TASK OBJECTIVE =
All of the material below is to be restated word for word, apart from the pictures.

DATA BLOCK =
# # # #

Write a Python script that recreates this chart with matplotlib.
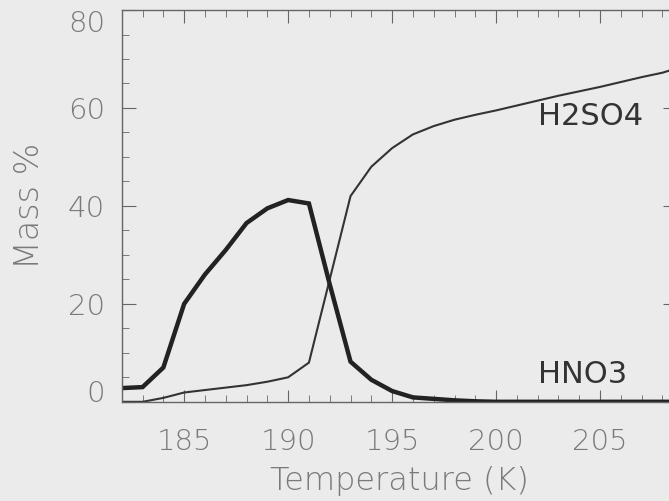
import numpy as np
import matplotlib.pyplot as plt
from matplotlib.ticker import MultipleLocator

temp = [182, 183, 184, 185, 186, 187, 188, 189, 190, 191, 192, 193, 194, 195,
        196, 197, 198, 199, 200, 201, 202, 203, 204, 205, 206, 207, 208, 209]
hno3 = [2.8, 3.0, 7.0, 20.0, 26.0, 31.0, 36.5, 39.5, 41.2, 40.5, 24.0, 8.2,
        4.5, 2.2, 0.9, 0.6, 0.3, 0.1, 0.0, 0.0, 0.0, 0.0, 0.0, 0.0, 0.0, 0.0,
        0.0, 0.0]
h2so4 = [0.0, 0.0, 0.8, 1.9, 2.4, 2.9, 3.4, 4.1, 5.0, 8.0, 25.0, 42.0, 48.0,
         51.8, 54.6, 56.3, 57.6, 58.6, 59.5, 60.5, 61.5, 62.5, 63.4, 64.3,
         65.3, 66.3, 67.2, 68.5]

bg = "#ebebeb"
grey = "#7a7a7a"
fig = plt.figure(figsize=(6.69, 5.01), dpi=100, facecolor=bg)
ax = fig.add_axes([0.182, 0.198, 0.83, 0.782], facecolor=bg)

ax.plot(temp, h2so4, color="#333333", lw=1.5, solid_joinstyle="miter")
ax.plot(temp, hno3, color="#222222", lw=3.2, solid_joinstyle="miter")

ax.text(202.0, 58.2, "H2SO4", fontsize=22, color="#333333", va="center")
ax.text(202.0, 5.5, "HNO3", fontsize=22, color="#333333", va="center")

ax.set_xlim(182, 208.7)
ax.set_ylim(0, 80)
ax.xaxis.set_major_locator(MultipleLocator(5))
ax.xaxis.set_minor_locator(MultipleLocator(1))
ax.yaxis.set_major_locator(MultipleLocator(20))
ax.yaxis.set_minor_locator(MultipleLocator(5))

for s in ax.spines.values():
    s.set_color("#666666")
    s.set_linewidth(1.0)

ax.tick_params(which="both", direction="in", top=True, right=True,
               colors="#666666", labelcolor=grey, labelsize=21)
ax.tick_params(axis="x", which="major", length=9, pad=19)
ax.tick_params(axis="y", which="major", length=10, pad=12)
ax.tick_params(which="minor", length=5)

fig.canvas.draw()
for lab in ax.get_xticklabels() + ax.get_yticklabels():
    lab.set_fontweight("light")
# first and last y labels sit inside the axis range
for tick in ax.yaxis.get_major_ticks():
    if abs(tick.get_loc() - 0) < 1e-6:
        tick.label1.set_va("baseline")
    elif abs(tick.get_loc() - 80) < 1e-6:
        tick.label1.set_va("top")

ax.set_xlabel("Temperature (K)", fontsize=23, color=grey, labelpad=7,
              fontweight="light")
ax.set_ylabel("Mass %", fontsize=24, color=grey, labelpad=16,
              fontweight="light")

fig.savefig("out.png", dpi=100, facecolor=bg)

# # # #

OUTPUT BELOW =
Write a Python script that recreates this chart with matplotlib.
import numpy as np
import matplotlib.pyplot as plt
from matplotlib.ticker import MultipleLocator

temp = [182, 183, 184, 185, 186, 187, 188, 189, 190, 191, 192, 193, 194, 195,
        196, 197, 198, 199, 200, 201, 202, 203, 204, 205, 206, 207, 208, 209]
hno3 = [2.8, 3.0, 7.0, 20.0, 26.0, 31.0, 36.5, 39.5, 41.2, 40.5, 24.0, 8.2,
        4.5, 2.2, 0.9, 0.6, 0.3, 0.1, 0.0, 0.0, 0.0, 0.0, 0.0, 0.0, 0.0, 0.0,
        0.0, 0.0]
h2so4 = [0.0, 0.0, 0.8, 1.9, 2.4, 2.9, 3.4, 4.1, 5.0, 8.0, 25.0, 42.0, 48.0,
         51.8, 54.6, 56.3, 57.6, 58.6, 59.5, 60.5, 61.5, 62.5, 63.4, 64.3,
         65.3, 66.3, 67.2, 68.5]

bg = "#ebebeb"
grey = "#7a7a7a"
fig = plt.figure(figsize=(6.69, 5.01), dpi=100, facecolor=bg)
ax = fig.add_axes([0.182, 0.198, 0.83, 0.782], facecolor=bg)

ax.plot(temp, h2so4, color="#333333", lw=1.5, solid_joinstyle="miter")
ax.plot(temp, hno3, color="#222222", lw=3.2, solid_joinstyle="miter")

ax.text(202.0, 58.2, "H2SO4", fontsize=22, color="#333333", va="center")
ax.text(202.0, 5.5, "HNO3", fontsize=22, color="#333333", va="center")

ax.set_xlim(182, 208.7)
ax.set_ylim(0, 80)
ax.xaxis.set_major_locator(MultipleLocator(5))
ax.xaxis.set_minor_locator(MultipleLocator(1))
ax.yaxis.set_major_locator(MultipleLocator(20))
ax.yaxis.set_minor_locator(MultipleLocator(5))

for s in ax.spines.values():
    s.set_color("#666666")
    s.set_linewidth(1.0)

ax.tick_params(which="both", direction="in", top=True, right=True,
               colors="#666666", labelcolor=grey, labelsize=21)
ax.tick_params(axis="x", which="major", length=9, pad=19)
ax.tick_params(axis="y", which="major", length=10, pad=12)
ax.tick_params(which="minor", length=5)

fig.canvas.draw()
for lab in ax.get_xticklabels() + ax.get_yticklabels():
    lab.set_fontweight("light")
# first and last y labels sit inside the axis range
for tick in ax.yaxis.get_major_ticks():
    if abs(tick.get_loc() - 0) < 1e-6:
        tick.label1.set_va("baseline")
    elif abs(tick.get_loc() - 80) < 1e-6:
        tick.label1.set_va("top")

ax.set_xlabel("Temperature (K)", fontsize=23, color=grey, labelpad=7,
              fontweight="light")
ax.set_ylabel("Mass %", fontsize=24, color=grey, labelpad=16,
              fontweight="light")

fig.savefig("out.png", dpi=100, facecolor=bg)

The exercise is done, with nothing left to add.